Why don't 30y mortgages make sense?
If people couldn't get mortgages and had to pay cash for homes, would they be consuming as much housing as they do now?
Are consumers financially better off by consuming more or less housing?
BTW, the size of the median newly built home vs. the median household size has
doubled over the last 50 years (i.e., twice as much housing space in newly built homes compared to the number of people likely to occupy them).
We know what the world looks like when middle class people cannot get mortgages.
It looks like Britain up to about 1930. Everyone lives in rental properties - either rented from the state (social) or privately rented. The suburbs basically didn't exist.
It was the 1930s which saw the housing revolution in Britain. On a population 2/3rds size it is now, we built 50% more homes pa.
Similar period for the US before 1946 & Levittown etc. Go to the Tenement Museum on Lower East Side of NY -- a fascinating tour, when it reopens. Single family of 5-7 people (including grandmother) living in a 2-3 room apartment. You can see similar in Berlin.
Home ownership in the U.S. was around 44%, depending on which data is being used, before WW2. That increased to around 60% by 1960, and only small increases have been seen since (it's currently about 66% according to
Statista). In
this NBER article, Daniel Fetter examines this increase in home ownership between 1945-1960 and discusses various theories as to why it occurred. The increased availability of mortgages, especially VA mortgages, is one of the theoretical drivers, but there are others too (i.e., demographic changes, income, income tax, and others).

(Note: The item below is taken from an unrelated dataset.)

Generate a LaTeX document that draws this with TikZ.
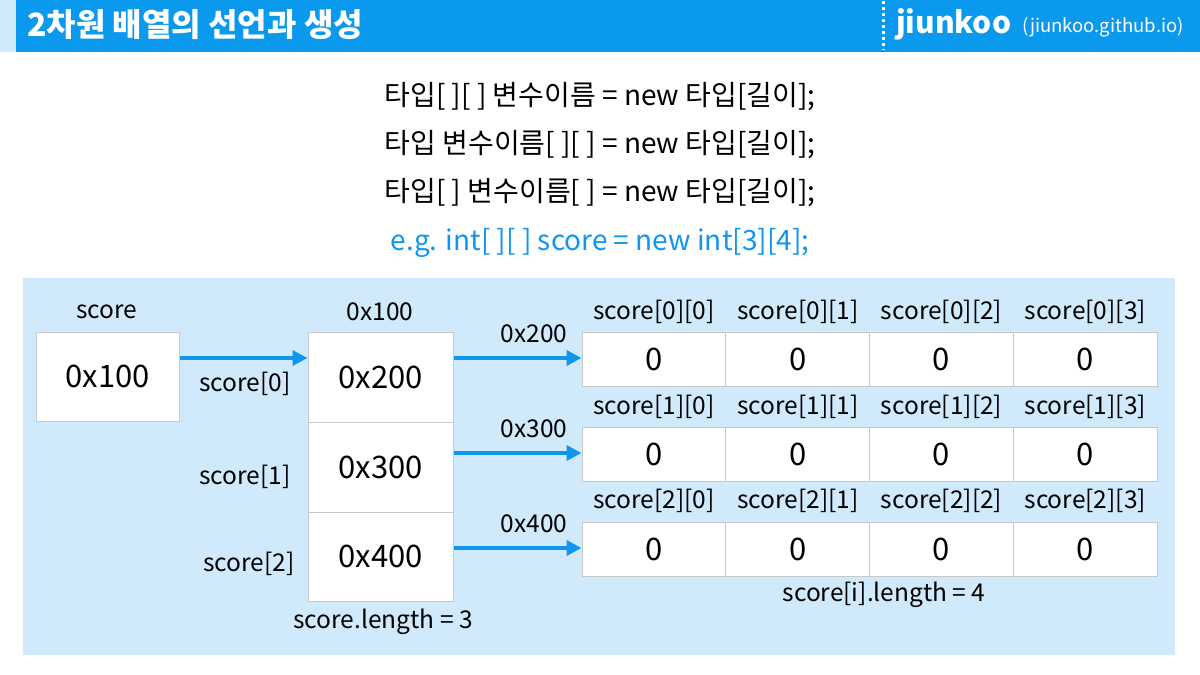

Further, the increased availability of mortgages, especially very long-term mortgages (e.g., 30 years), has likely been a contributing factor in the doubling of the median size of the newly built home relative to the median U.S. household size since 1972 and the increased COL of many areas. The same argument holds true with student loans in the U.S. (i.e., increased availability of student loans was at least partially responsible for increasing the cost of higher education).